▶ **Exercise objective**
Quote the data below in full, please, without altering anything.

▶ **Data lines**
⁂
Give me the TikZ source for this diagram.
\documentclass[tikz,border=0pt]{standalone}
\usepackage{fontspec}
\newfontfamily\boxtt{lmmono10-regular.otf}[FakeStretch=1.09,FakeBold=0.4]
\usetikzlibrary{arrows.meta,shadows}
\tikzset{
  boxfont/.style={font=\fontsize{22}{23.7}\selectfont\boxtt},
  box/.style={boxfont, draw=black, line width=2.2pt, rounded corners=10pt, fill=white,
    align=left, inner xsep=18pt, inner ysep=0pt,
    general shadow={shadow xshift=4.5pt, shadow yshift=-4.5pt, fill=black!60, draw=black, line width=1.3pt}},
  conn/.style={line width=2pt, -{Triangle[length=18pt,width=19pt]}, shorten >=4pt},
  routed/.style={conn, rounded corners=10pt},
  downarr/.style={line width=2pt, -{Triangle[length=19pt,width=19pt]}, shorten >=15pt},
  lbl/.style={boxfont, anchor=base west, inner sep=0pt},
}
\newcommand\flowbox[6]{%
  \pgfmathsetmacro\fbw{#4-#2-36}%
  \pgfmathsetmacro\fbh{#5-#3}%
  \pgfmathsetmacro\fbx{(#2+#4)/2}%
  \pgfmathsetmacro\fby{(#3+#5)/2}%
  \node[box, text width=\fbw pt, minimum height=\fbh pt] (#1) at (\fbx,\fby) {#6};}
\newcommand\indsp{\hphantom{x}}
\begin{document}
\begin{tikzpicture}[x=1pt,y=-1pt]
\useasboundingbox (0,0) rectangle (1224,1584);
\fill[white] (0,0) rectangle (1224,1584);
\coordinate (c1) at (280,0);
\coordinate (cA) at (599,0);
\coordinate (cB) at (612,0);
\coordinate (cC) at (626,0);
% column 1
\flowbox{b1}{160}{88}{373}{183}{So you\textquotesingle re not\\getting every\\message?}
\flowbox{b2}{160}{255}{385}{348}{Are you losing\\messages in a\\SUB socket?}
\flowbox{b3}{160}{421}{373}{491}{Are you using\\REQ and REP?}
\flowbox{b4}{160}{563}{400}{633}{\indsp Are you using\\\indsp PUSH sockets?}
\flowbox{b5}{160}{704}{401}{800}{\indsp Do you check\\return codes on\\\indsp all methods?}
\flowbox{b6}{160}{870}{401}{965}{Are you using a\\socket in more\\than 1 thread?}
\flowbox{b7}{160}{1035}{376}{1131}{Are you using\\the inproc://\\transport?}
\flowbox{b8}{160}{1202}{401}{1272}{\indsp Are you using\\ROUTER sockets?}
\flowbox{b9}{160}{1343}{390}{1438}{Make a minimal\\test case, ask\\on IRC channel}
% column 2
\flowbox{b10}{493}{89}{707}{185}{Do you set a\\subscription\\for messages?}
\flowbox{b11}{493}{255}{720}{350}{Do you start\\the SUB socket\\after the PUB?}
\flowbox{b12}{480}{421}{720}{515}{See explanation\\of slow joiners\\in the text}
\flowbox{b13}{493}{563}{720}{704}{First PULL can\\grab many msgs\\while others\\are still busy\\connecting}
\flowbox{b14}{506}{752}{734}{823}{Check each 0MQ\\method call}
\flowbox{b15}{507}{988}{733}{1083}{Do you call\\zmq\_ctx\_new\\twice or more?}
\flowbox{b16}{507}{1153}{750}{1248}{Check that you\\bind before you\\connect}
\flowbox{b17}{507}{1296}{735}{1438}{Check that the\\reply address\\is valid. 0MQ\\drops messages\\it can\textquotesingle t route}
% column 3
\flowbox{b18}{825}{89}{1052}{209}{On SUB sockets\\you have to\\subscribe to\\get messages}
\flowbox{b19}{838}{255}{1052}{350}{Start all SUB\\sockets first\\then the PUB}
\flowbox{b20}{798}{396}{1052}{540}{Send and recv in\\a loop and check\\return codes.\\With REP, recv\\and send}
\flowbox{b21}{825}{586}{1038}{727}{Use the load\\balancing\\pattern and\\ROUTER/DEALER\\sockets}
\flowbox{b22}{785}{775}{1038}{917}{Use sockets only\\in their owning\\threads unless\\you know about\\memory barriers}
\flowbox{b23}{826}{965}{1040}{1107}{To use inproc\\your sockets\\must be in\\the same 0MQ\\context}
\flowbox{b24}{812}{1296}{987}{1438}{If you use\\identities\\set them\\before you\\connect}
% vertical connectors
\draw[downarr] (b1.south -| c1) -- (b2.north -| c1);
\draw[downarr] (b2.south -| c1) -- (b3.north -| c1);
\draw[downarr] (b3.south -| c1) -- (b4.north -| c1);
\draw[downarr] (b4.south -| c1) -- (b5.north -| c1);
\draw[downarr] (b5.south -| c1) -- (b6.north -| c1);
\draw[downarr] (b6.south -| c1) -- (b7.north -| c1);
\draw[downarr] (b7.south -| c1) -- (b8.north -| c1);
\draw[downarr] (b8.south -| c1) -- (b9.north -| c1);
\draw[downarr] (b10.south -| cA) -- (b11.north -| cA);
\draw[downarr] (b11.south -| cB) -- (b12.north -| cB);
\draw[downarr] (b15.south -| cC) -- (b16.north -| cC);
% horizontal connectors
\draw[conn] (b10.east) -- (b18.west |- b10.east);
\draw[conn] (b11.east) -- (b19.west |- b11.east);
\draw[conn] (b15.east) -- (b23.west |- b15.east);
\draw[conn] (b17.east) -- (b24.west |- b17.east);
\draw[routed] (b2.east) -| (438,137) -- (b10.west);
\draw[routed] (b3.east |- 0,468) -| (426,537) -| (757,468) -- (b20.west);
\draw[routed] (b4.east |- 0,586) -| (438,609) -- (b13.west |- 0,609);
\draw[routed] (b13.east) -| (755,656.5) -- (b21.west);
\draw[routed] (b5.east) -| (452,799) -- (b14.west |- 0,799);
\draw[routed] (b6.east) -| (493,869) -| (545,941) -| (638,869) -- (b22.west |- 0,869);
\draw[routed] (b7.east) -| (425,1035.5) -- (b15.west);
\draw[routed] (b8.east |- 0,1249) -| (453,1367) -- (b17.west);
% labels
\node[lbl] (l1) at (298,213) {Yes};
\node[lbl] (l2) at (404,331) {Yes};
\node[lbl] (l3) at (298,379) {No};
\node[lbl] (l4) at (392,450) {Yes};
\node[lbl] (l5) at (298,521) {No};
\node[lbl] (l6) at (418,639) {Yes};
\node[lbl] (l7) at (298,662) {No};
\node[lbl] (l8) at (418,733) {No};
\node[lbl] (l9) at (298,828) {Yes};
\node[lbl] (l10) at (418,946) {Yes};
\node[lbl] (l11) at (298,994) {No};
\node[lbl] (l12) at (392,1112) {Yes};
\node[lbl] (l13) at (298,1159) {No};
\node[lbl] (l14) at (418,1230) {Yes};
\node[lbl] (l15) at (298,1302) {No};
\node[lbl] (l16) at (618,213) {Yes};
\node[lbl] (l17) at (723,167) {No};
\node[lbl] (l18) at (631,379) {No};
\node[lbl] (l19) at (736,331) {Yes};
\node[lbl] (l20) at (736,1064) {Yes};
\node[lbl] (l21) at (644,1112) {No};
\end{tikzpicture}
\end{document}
⁂
▶ **Expected output**
Give me the TikZ source for this diagram.
\documentclass[tikz,border=0pt]{standalone}
\usepackage{fontspec}
\newfontfamily\boxtt{lmmono10-regular.otf}[FakeStretch=1.09,FakeBold=0.4]
\usetikzlibrary{arrows.meta,shadows}
\tikzset{
  boxfont/.style={font=\fontsize{22}{23.7}\selectfont\boxtt},
  box/.style={boxfont, draw=black, line width=2.2pt, rounded corners=10pt, fill=white,
    align=left, inner xsep=18pt, inner ysep=0pt,
    general shadow={shadow xshift=4.5pt, shadow yshift=-4.5pt, fill=black!60, draw=black, line width=1.3pt}},
  conn/.style={line width=2pt, -{Triangle[length=18pt,width=19pt]}, shorten >=4pt},
  routed/.style={conn, rounded corners=10pt},
  downarr/.style={line width=2pt, -{Triangle[length=19pt,width=19pt]}, shorten >=15pt},
  lbl/.style={boxfont, anchor=base west, inner sep=0pt},
}
\newcommand\flowbox[6]{%
  \pgfmathsetmacro\fbw{#4-#2-36}%
  \pgfmathsetmacro\fbh{#5-#3}%
  \pgfmathsetmacro\fbx{(#2+#4)/2}%
  \pgfmathsetmacro\fby{(#3+#5)/2}%
  \node[box, text width=\fbw pt, minimum height=\fbh pt] (#1) at (\fbx,\fby) {#6};}
\newcommand\indsp{\hphantom{x}}
\begin{document}
\begin{tikzpicture}[x=1pt,y=-1pt]
\useasboundingbox (0,0) rectangle (1224,1584);
\fill[white] (0,0) rectangle (1224,1584);
\coordinate (c1) at (280,0);
\coordinate (cA) at (599,0);
\coordinate (cB) at (612,0);
\coordinate (cC) at (626,0);
% column 1
\flowbox{b1}{160}{88}{373}{183}{So you\textquotesingle re not\\getting every\\message?}
\flowbox{b2}{160}{255}{385}{348}{Are you losing\\messages in a\\SUB socket?}
\flowbox{b3}{160}{421}{373}{491}{Are you using\\REQ and REP?}
\flowbox{b4}{160}{563}{400}{633}{\indsp Are you using\\\indsp PUSH sockets?}
\flowbox{b5}{160}{704}{401}{800}{\indsp Do you check\\return codes on\\\indsp all methods?}
\flowbox{b6}{160}{870}{401}{965}{Are you using a\\socket in more\\than 1 thread?}
\flowbox{b7}{160}{1035}{376}{1131}{Are you using\\the inproc://\\transport?}
\flowbox{b8}{160}{1202}{401}{1272}{\indsp Are you using\\ROUTER sockets?}
\flowbox{b9}{160}{1343}{390}{1438}{Make a minimal\\test case, ask\\on IRC channel}
% column 2
\flowbox{b10}{493}{89}{707}{185}{Do you set a\\subscription\\for messages?}
\flowbox{b11}{493}{255}{720}{350}{Do you start\\the SUB socket\\after the PUB?}
\flowbox{b12}{480}{421}{720}{515}{See explanation\\of slow joiners\\in the text}
\flowbox{b13}{493}{563}{720}{704}{First PULL can\\grab many msgs\\while others\\are still busy\\connecting}
\flowbox{b14}{506}{752}{734}{823}{Check each 0MQ\\method call}
\flowbox{b15}{507}{988}{733}{1083}{Do you call\\zmq\_ctx\_new\\twice or more?}
\flowbox{b16}{507}{1153}{750}{1248}{Check that you\\bind before you\\connect}
\flowbox{b17}{507}{1296}{735}{1438}{Check that the\\reply address\\is valid. 0MQ\\drops messages\\it can\textquotesingle t route}
% column 3
\flowbox{b18}{825}{89}{1052}{209}{On SUB sockets\\you have to\\subscribe to\\get messages}
\flowbox{b19}{838}{255}{1052}{350}{Start all SUB\\sockets first\\then the PUB}
\flowbox{b20}{798}{396}{1052}{540}{Send and recv in\\a loop and check\\return codes.\\With REP, recv\\and send}
\flowbox{b21}{825}{586}{1038}{727}{Use the load\\balancing\\pattern and\\ROUTER/DEALER\\sockets}
\flowbox{b22}{785}{775}{1038}{917}{Use sockets only\\in their owning\\threads unless\\you know about\\memory barriers}
\flowbox{b23}{826}{965}{1040}{1107}{To use inproc\\your sockets\\must be in\\the same 0MQ\\context}
\flowbox{b24}{812}{1296}{987}{1438}{If you use\\identities\\set them\\before you\\connect}
% vertical connectors
\draw[downarr] (b1.south -| c1) -- (b2.north -| c1);
\draw[downarr] (b2.south -| c1) -- (b3.north -| c1);
\draw[downarr] (b3.south -| c1) -- (b4.north -| c1);
\draw[downarr] (b4.south -| c1) -- (b5.north -| c1);
\draw[downarr] (b5.south -| c1) -- (b6.north -| c1);
\draw[downarr] (b6.south -| c1) -- (b7.north -| c1);
\draw[downarr] (b7.south -| c1) -- (b8.north -| c1);
\draw[downarr] (b8.south -| c1) -- (b9.north -| c1);
\draw[downarr] (b10.south -| cA) -- (b11.north -| cA);
\draw[downarr] (b11.south -| cB) -- (b12.north -| cB);
\draw[downarr] (b15.south -| cC) -- (b16.north -| cC);
% horizontal connectors
\draw[conn] (b10.east) -- (b18.west |- b10.east);
\draw[conn] (b11.east) -- (b19.west |- b11.east);
\draw[conn] (b15.east) -- (b23.west |- b15.east);
\draw[conn] (b17.east) -- (b24.west |- b17.east);
\draw[routed] (b2.east) -| (438,137) -- (b10.west);
\draw[routed] (b3.east |- 0,468) -| (426,537) -| (757,468) -- (b20.west);
\draw[routed] (b4.east |- 0,586) -| (438,609) -- (b13.west |- 0,609);
\draw[routed] (b13.east) -| (755,656.5) -- (b21.west);
\draw[routed] (b5.east) -| (452,799) -- (b14.west |- 0,799);
\draw[routed] (b6.east) -| (493,869) -| (545,941) -| (638,869) -- (b22.west |- 0,869);
\draw[routed] (b7.east) -| (425,1035.5) -- (b15.west);
\draw[routed] (b8.east |- 0,1249) -| (453,1367) -- (b17.west);
% labels
\node[lbl] (l1) at (298,213) {Yes};
\node[lbl] (l2) at (404,331) {Yes};
\node[lbl] (l3) at (298,379) {No};
\node[lbl] (l4) at (392,450) {Yes};
\node[lbl] (l5) at (298,521) {No};
\node[lbl] (l6) at (418,639) {Yes};
\node[lbl] (l7) at (298,662) {No};
\node[lbl] (l8) at (418,733) {No};
\node[lbl] (l9) at (298,828) {Yes};
\node[lbl] (l10) at (418,946) {Yes};
\node[lbl] (l11) at (298,994) {No};
\node[lbl] (l12) at (392,1112) {Yes};
\node[lbl] (l13) at (298,1159) {No};
\node[lbl] (l14) at (418,1230) {Yes};
\node[lbl] (l15) at (298,1302) {No};
\node[lbl] (l16) at (618,213) {Yes};
\node[lbl] (l17) at (723,167) {No};
\node[lbl] (l18) at (631,379) {No};
\node[lbl] (l19) at (736,331) {Yes};
\node[lbl] (l20) at (736,1064) {Yes};
\node[lbl] (l21) at (644,1112) {No};
\end{tikzpicture}
\end{document}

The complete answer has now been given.